No segment of the food and beverage industry so reflects the desire for smaller, more personalized purveyors than wine. Wine lovers want magic and prestige--not a mass-market bottle from a corner gas station (usually found in a cooler, right next to the Coors Light).
But therein lies the trouble. What we sacrifice when choosing a fancy boutique over a convenience store is just that--convenience. Take our recent exasperating adventure in small Dallas wine shops, for example: We set out for Stoney's--a local fave--on a weekday afternoon. Approaching the storefront on Greenville right next to The Grape, we noted the bright OPEN sign in the window, but when we tried the door it was locked. A small paper sign said someone would be back soon, so we called the store later, but still no dice. We left a voice mail and heard back after while from Stone Savage, owner of the store. He said he'd email us some info on his wines, but we never received that message.
Undeterred, we tried for Brian's Wines next. Again, the store was locked up tight in the middle of a weekday, and five subsequent calls during normal business hours netted not even so much as an answering machine.
By this point, we were getting really thirsty. Pulling up to our next target, The Wine Market & More, we began salivating at the sight of row upon row of gleaming wine bottles before us, but again the front door didn't budge. Damn (again)! An official-looking notice informed us that "management has exercised its statutory right to change or modify the door lock." Guess those pretty bottles are gonna be in limbo for a while.
Finally, losing patience, we set out to nail down Sacred Cellars, a relatively new entry into the field that's been emailing and Facebook-ing us for the past few weeks. We checked out Sacred's website--no address. There's a picture of a shop that kinda looks like a basement rec room (flags on the wall, etc.), but no exact location. So, we called the number on website and also sent an email to cover our bases. Then we sat down, sipped some water and fumed.
Eventually, we heard back by phone from Paul Burrough, VP of Sacred Cellars, in response to the email we sent to his partner, Rudy Ced, who had sent us the Facebook message. Did you catch all that?
Needless to say, we started out the conversation more than a little perturbed.

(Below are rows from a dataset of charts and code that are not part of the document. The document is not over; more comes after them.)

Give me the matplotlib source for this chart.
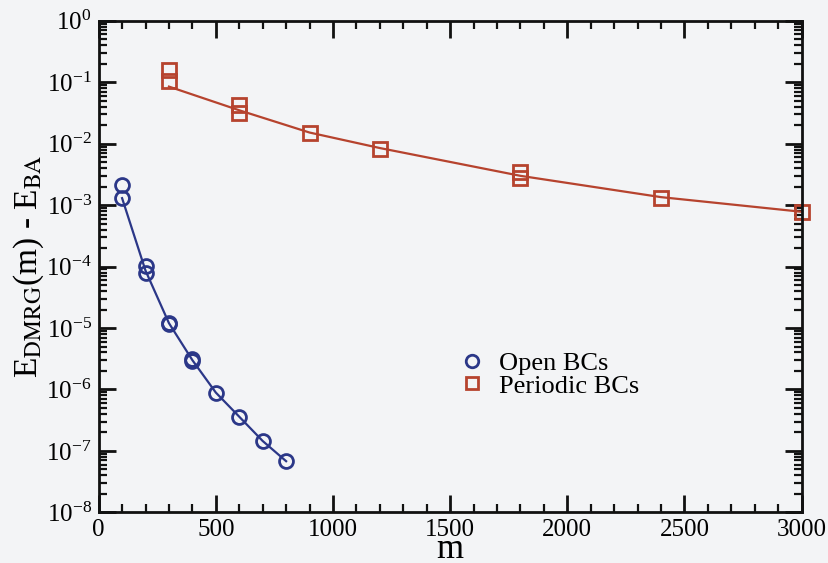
import matplotlib
matplotlib.use('Agg')
import matplotlib.pyplot as plt
from matplotlib.ticker import MultipleLocator, LogLocator, LogFormatterMathtext, NullFormatter

plt.rcParams['font.family'] = ['Liberation Serif', 'DejaVu Serif']
plt.rcParams['mathtext.fontset'] = 'stix'

# open boundary conditions
m_open = [100, 100, 200, 200, 300, 300, 400, 400, 500, 600, 700, 800]
e_open = [2.1e-3, 1.3e-3, 1.02e-4, 7.8e-5, 1.22e-5, 1.18e-5, 3.1e-6, 2.95e-6,
          8.9e-7, 3.6e-7, 1.45e-7, 6.8e-8]
m_open_fit = [100, 200, 300, 400, 500, 600, 700, 800]
e_open_fit = [1.3e-3, 8.6e-5, 1.2e-5, 3.0e-6, 8.9e-7, 3.6e-7, 1.45e-7, 6.8e-8]

# periodic boundary conditions
m_per = [300, 300, 600, 600, 900, 1200, 1800, 1800, 2400, 3000]
e_per = [0.159, 0.103, 0.042, 0.032, 0.0150, 0.0083, 3.4e-3, 2.8e-3, 1.33e-3, 7.8e-4]
m_per_fit = [300, 600, 900, 1200, 1800, 2400, 3000]
e_per_fit = [0.085, 0.035, 0.0152, 0.0085, 3.0e-3, 1.35e-3, 7.8e-4]

blue = '#2b3788'
red = '#b6432e'
bg = '#f3f4f6'

fig = plt.figure(figsize=(8.29, 5.63), dpi=100, facecolor=bg)
ax = fig.add_axes([0.119, 0.090, 0.848, 0.873], facecolor=bg)

ax.plot(m_open_fit, e_open_fit, '-', color=blue, lw=1.6)
ax.plot(m_per_fit, e_per_fit, '-', color=red, lw=1.6)
ax.plot(m_open, e_open, 'o', ms=10, mfc='none', mec=blue, mew=2.0, label='Open BCs')
ax.plot(m_per, e_per, 's', ms=9.5, mfc='none', mec=red, mew=2.0, label='Periodic BCs',
        clip_on=False)

ax.set_yscale('log')
ax.set_xlim(0, 3000)
ax.set_ylim(1e-8, 1e0)

ax.xaxis.set_major_locator(MultipleLocator(500))
ax.xaxis.set_minor_locator(MultipleLocator(100))
ax.yaxis.set_major_locator(LogLocator(base=10, numticks=20))
ax.yaxis.set_minor_locator(LogLocator(base=10, subs=range(2, 10), numticks=20))
ax.yaxis.set_major_formatter(LogFormatterMathtext())
ax.yaxis.set_minor_formatter(NullFormatter())

ax.tick_params(which='both', direction='in', top=True, right=True, color='#111111')
ax.tick_params(which='major', length=12, width=2, labelsize=18, pad=5)
ax.tick_params(which='minor', length=6, width=1.6)
for s in ax.spines.values():
    s.set_linewidth(2)
    s.set_color('#111111')

# "m" sits on a baseline just above the bottom edge
ax.set_xlabel('m', fontsize=25)
ax.xaxis.label.set_va('baseline')
ax.xaxis.set_label_coords(0.5, -0.093)
ax.set_ylabel(r'E$_{\rm DMRG}$(m) - E$_{\rm BA}$', fontsize=24, labelpad=0)

ax.legend(loc='center left', bbox_to_anchor=(0.48, 0.28), frameon=False,
          fontsize=19, handlelength=0.9, handletextpad=0.6, labelspacing=-0.05,
          numpoints=1, markerscale=0.9)

fig.savefig('out.png', dpi=100, facecolor=bg)
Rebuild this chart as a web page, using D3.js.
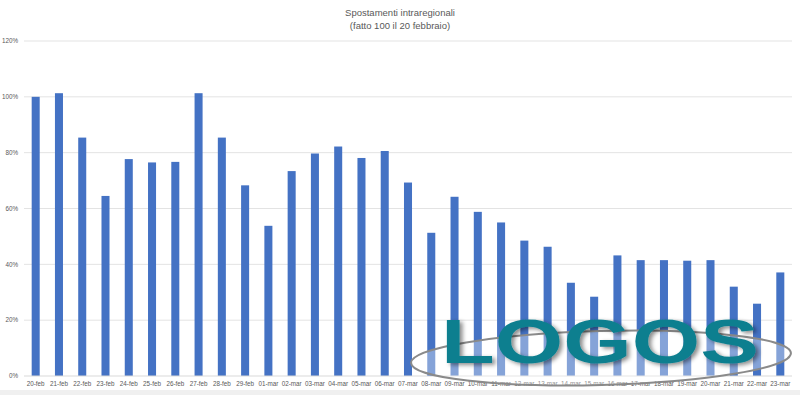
<!DOCTYPE html>
<html>
  <head>
    <script src="https://d3js.org/d3.v7.min.js"></script>
    <style>
      body { margin: 0; background: #fff; }
      text { font-family: "Liberation Sans", Arial, sans-serif; fill: #595959; }
    </style>
  </head>
  <body>
    <div id="chart"></div>
    <script>
      const days = [
        "20-feb", "21-feb", "22-feb", "23-feb", "24-feb", "25-feb", "26-feb", "27-feb",
        "28-feb", "29-feb", "01-mar", "02-mar", "03-mar", "04-mar", "05-mar", "06-mar",
        "07-mar", "08-mar", "09-mar", "10-mar", "11-mar", "12-mar", "13-mar", "14-mar",
        "15-mar", "16-mar", "17-mar", "18-mar", "19-mar", "20-mar", "21-mar", "22-mar", "23-mar"
      ];
      const values = [
        100, 101.3, 85.4, 64.5, 77.7, 76.5, 76.7, 101.3,
        85.4, 68.3, 53.8, 73.4, 79.7, 82.2, 78.1, 80.6,
        69.3, 51.3, 64.2, 58.8, 55.0, 48.5, 46.3, 33.4,
        28.4, 43.2, 41.5, 41.5, 41.3, 41.5, 32.0, 25.9, 37.1
      ];
      const yTicks = [0, 20, 40, 60, 80, 100, 120];
      const titleLines = ["Spostamenti intraregionali", "(fatto 100 il 20 febbraio)"];

      const W = 800, H = 395;
      const plotLeft = 24, plotRight = 792, plotTop = 41, plotBottom = 376;

      const svg = d3.select("#chart").append("svg")
        .attr("width", W).attr("height", H);

      svg.append("rect").attr("width", W).attr("height", H).attr("fill", "#fff");

      const x = d3.scaleBand().domain(days).range([plotLeft, plotRight]).paddingInner(0.655).paddingOuter(0.33);
      const y = d3.scaleLinear().domain([0, 120]).range([plotBottom, plotTop]);

      // gridlines
      svg.append("g")
        .selectAll("line")
        .data(yTicks.filter(d => d > 0))
        .join("line")
        .attr("x1", plotLeft).attr("x2", plotRight)
        .attr("y1", d => y(d)).attr("y2", d => y(d))
        .attr("stroke", "#e3e3e3").attr("stroke-width", 1);

      // y labels
      svg.append("g")
        .selectAll("text")
        .data(yTicks)
        .join("text")
        .attr("x", 18).attr("y", d => y(d) + 2.3)
        .attr("text-anchor", "end")
        .style("font-size", "6.3px")
        .text(d => d + "%");

      // bars
      svg.append("g")
        .selectAll("rect")
        .data(values)
        .join("rect")
        .attr("x", (d, i) => x(days[i]))
        .attr("y", d => y(d))
        .attr("width", x.bandwidth())
        .attr("height", d => y(0) - y(d))
        .attr("fill", "#4472c4");

      // baseline
      svg.append("line")
        .attr("x1", plotLeft).attr("x2", plotRight)
        .attr("y1", y(0)).attr("y2", y(0))
        .attr("stroke", "#d9d9d9");

      // x labels
      svg.append("g")
        .selectAll("text")
        .data(days)
        .join("text")
        .attr("x", d => x(d) + x.bandwidth() / 2)
        .attr("y", 386)
        .attr("text-anchor", "middle")
        .style("font-size", "6.3px")
        .text(d => d);

      // title
      svg.append("g")
        .selectAll("text")
        .data(titleLines)
        .join("text")
        .attr("x", 400).attr("y", (d, i) => 16 + i * 13)
        .attr("text-anchor", "middle")
        .style("font-size", "9.5px")
        .text(d => d);

      // bottom strip of the screenshot
      svg.append("rect").attr("x", 0).attr("y", 390).attr("width", W).attr("height", 5).attr("fill", "#f0f0f0");

      // watermark
      const defs = svg.append("defs");
      const f = defs.append("filter").attr("id", "sh").attr("x", "-10%").attr("y", "-20%").attr("width", "130%").attr("height", "150%");
      f.append("feDropShadow").attr("dx", 3).attr("dy", 2).attr("stdDeviation", 2)
        .attr("flood-color", "#000").attr("flood-opacity", 0.45);

      const wm = svg.append("g");
      wm.append("ellipse")
        .attr("cx", 601).attr("cy", 358).attr("rx", 190).attr("ry", 27)
        .attr("transform", "rotate(-1.5 601 358)")
        .attr("fill", "#fff").attr("fill-opacity", 0.35)
        .attr("stroke", "#8a8a8a").attr("stroke-width", 2);
      wm.append("text")
        .attr("x", 441).attr("y", 363)
        .attr("textLength", 318).attr("lengthAdjust", "spacingAndGlyphs")
        .attr("filter", "url(#sh)")
        .style("font-family", "'Liberation Sans', Arial, sans-serif")
        .style("font-weight", "bold")
        .style("font-size", "63px")
        .style("fill", "#117f8f")
        .text("LOGOS");
    </script>
  </body>
</html>
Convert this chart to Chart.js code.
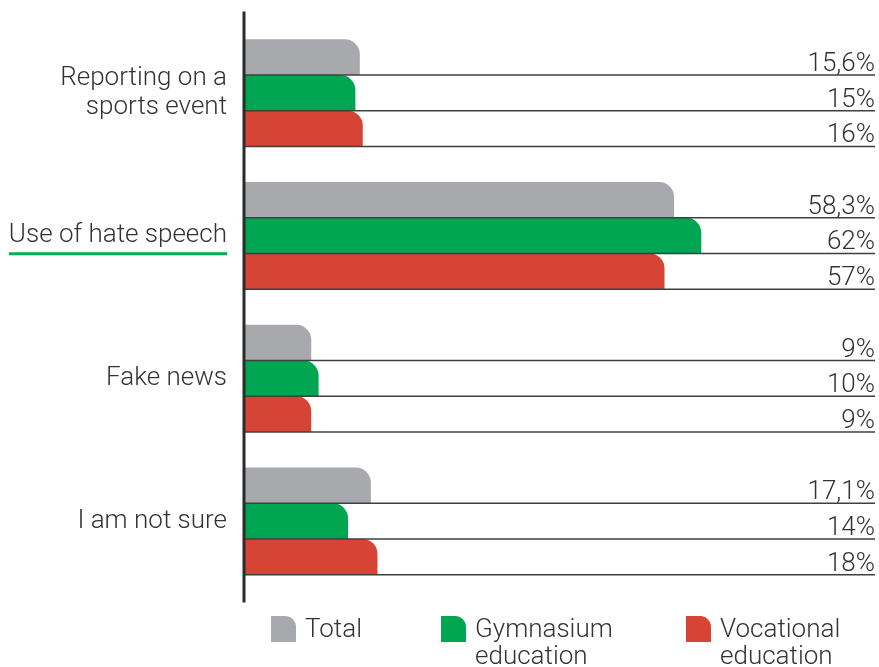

Paul, though, we must say, was disarming and friendly and admitted that heretofore Sacred Cellars hasn't really been "location-dependent". Seems they deliver their bottles as often as folks come to the store to pick them up. However, regarding a new weekly deal promotion, he explained, "We are going to try and make ourselves a little more public-friendly." He says that some of the other fancy wine guys like to "pick out their customers"--which might explain why schlubs like us have a hard time getting a drink. Sacred Cellars doesn't want to be like that.
For the record, they're located at 5715 Sadler Circle in Dallas and their "Steal of the Week" right now is a 2005 Flora Springs Trilogy for $34.99. Paul also said they host tastings at the store every Friday. "Well...almost every Friday," were his exact words, and they're open 10-6, Monday-Friday "give or take".
Or, you could just go to the gas station.